## Given exercise:
Transcribe the lines below verbatim, skipping the images.

-- Begin Data block --

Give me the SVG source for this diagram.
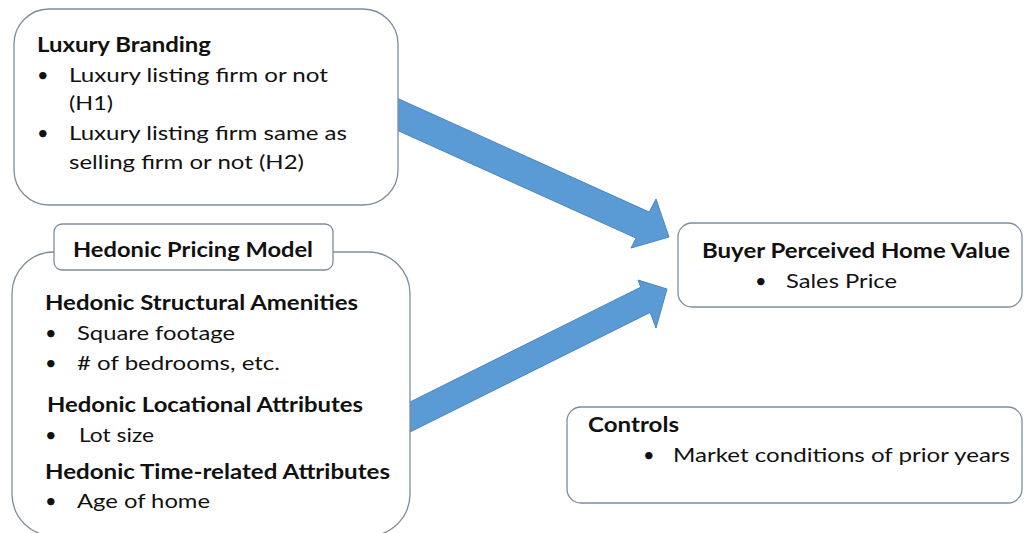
<svg xmlns="http://www.w3.org/2000/svg" width="1024" height="533" viewBox="0 0 1024 533">
<style>
.box{fill:#ffffff;stroke:#7d8d9c;stroke-width:1.3}
.arrow{fill:#5b9bd5;stroke:#4a86bd;stroke-width:1}
text{font-family:Lato,"Liberation Sans",sans-serif;font-size:20px;fill:#111111}
.b{font-weight:bold}
</style>
<rect width="1024" height="533" fill="#ffffff"/>
<g id="connectors">
<polygon class="arrow" points="390,95 649.3,212.1 656,199 669,237 631,248 636.1,238.1 390,127"/>
<polygon class="arrow" points="400,407 640.7,287.2 638,280 667,289 656,328 650.2,312.4 400,437"/>
</g>
<g id="luxury-branding">
<rect class="box" x="14" y="9" width="384" height="196" rx="35"/>
<text class="b" x="37" y="52" textLength="174" lengthAdjust="spacingAndGlyphs">Luxury Branding</text>
<text x="37" y="82">•</text>
<text x="69" y="82" textLength="259" lengthAdjust="spacingAndGlyphs">Luxury listing firm or not</text>
<text x="69" y="110" textLength="44" lengthAdjust="spacingAndGlyphs">(H1)</text>
<text x="37" y="140">•</text>
<text x="69" y="140" textLength="278" lengthAdjust="spacingAndGlyphs">Luxury listing firm same as</text>
<text x="69" y="169" textLength="235" lengthAdjust="spacingAndGlyphs">selling firm or not (H2)</text>
</g>
<g id="hedonic-pricing-model">
<rect class="box" x="12" y="252" width="398" height="284" rx="42"/>
<rect class="box" x="54" y="224" width="279" height="46" rx="8"/>
<text class="b" x="73" y="257" textLength="240" lengthAdjust="spacingAndGlyphs">Hedonic Pricing Model</text>
<text class="b" x="45" y="310" textLength="313" lengthAdjust="spacingAndGlyphs">Hedonic Structural Amenities</text>
<text x="45" y="340">•</text>
<text x="77" y="340" textLength="158" lengthAdjust="spacingAndGlyphs">Square footage</text>
<text x="45" y="370">•</text>
<text x="77" y="370" textLength="203" lengthAdjust="spacingAndGlyphs"># of bedrooms, etc.</text>
<text class="b" x="47" y="412" textLength="316" lengthAdjust="spacingAndGlyphs">Hedonic Locational Attributes</text>
<text x="45" y="442">•</text>
<text x="79" y="442" textLength="75" lengthAdjust="spacingAndGlyphs">Lot size</text>
<text class="b" x="45" y="479" textLength="345" lengthAdjust="spacingAndGlyphs">Hedonic Time-related Attributes</text>
<text x="45" y="508">•</text>
<text x="77" y="508" textLength="133" lengthAdjust="spacingAndGlyphs">Age of home</text>
</g>
<g id="buyer-perceived-home-value">
<rect class="box" x="678" y="223" width="344" height="84" rx="14"/>
<text class="b" x="702" y="258" textLength="308" lengthAdjust="spacingAndGlyphs">Buyer Perceived Home Value</text>
<text x="755" y="288">•</text>
<text x="786" y="288" textLength="111" lengthAdjust="spacingAndGlyphs">Sales Price</text>
</g>
<g id="controls">
<rect class="box" x="567" y="407" width="455" height="96" rx="14"/>
<text class="b" x="588" y="432" textLength="91" lengthAdjust="spacingAndGlyphs">Controls</text>
<text x="643" y="462">•</text>
<text x="673" y="462" textLength="337" lengthAdjust="spacingAndGlyphs">Market conditions of prior years</text>
</g>
</svg>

-- End Data block --

## Complete output:
Give me the SVG source for this diagram.
<svg xmlns="http://www.w3.org/2000/svg" width="1024" height="533" viewBox="0 0 1024 533">
<style>
.box{fill:#ffffff;stroke:#7d8d9c;stroke-width:1.3}
.arrow{fill:#5b9bd5;stroke:#4a86bd;stroke-width:1}
text{font-family:Lato,"Liberation Sans",sans-serif;font-size:20px;fill:#111111}
.b{font-weight:bold}
</style>
<rect width="1024" height="533" fill="#ffffff"/>
<g id="connectors">
<polygon class="arrow" points="390,95 649.3,212.1 656,199 669,237 631,248 636.1,238.1 390,127"/>
<polygon class="arrow" points="400,407 640.7,287.2 638,280 667,289 656,328 650.2,312.4 400,437"/>
</g>
<g id="luxury-branding">
<rect class="box" x="14" y="9" width="384" height="196" rx="35"/>
<text class="b" x="37" y="52" textLength="174" lengthAdjust="spacingAndGlyphs">Luxury Branding</text>
<text x="37" y="82">•</text>
<text x="69" y="82" textLength="259" lengthAdjust="spacingAndGlyphs">Luxury listing firm or not</text>
<text x="69" y="110" textLength="44" lengthAdjust="spacingAndGlyphs">(H1)</text>
<text x="37" y="140">•</text>
<text x="69" y="140" textLength="278" lengthAdjust="spacingAndGlyphs">Luxury listing firm same as</text>
<text x="69" y="169" textLength="235" lengthAdjust="spacingAndGlyphs">selling firm or not (H2)</text>
</g>
<g id="hedonic-pricing-model">
<rect class="box" x="12" y="252" width="398" height="284" rx="42"/>
<rect class="box" x="54" y="224" width="279" height="46" rx="8"/>
<text class="b" x="73" y="257" textLength="240" lengthAdjust="spacingAndGlyphs">Hedonic Pricing Model</text>
<text class="b" x="45" y="310" textLength="313" lengthAdjust="spacingAndGlyphs">Hedonic Structural Amenities</text>
<text x="45" y="340">•</text>
<text x="77" y="340" textLength="158" lengthAdjust="spacingAndGlyphs">Square footage</text>
<text x="45" y="370">•</text>
<text x="77" y="370" textLength="203" lengthAdjust="spacingAndGlyphs"># of bedrooms, etc.</text>
<text class="b" x="47" y="412" textLength="316" lengthAdjust="spacingAndGlyphs">Hedonic Locational Attributes</text>
<text x="45" y="442">•</text>
<text x="79" y="442" textLength="75" lengthAdjust="spacingAndGlyphs">Lot size</text>
<text class="b" x="45" y="479" textLength="345" lengthAdjust="spacingAndGlyphs">Hedonic Time-related Attributes</text>
<text x="45" y="508">•</text>
<text x="77" y="508" textLength="133" lengthAdjust="spacingAndGlyphs">Age of home</text>
</g>
<g id="buyer-perceived-home-value">
<rect class="box" x="678" y="223" width="344" height="84" rx="14"/>
<text class="b" x="702" y="258" textLength="308" lengthAdjust="spacingAndGlyphs">Buyer Perceived Home Value</text>
<text x="755" y="288">•</text>
<text x="786" y="288" textLength="111" lengthAdjust="spacingAndGlyphs">Sales Price</text>
</g>
<g id="controls">
<rect class="box" x="567" y="407" width="455" height="96" rx="14"/>
<text class="b" x="588" y="432" textLength="91" lengthAdjust="spacingAndGlyphs">Controls</text>
<text x="643" y="462">•</text>
<text x="673" y="462" textLength="337" lengthAdjust="spacingAndGlyphs">Market conditions of prior years</text>
</g>
</svg>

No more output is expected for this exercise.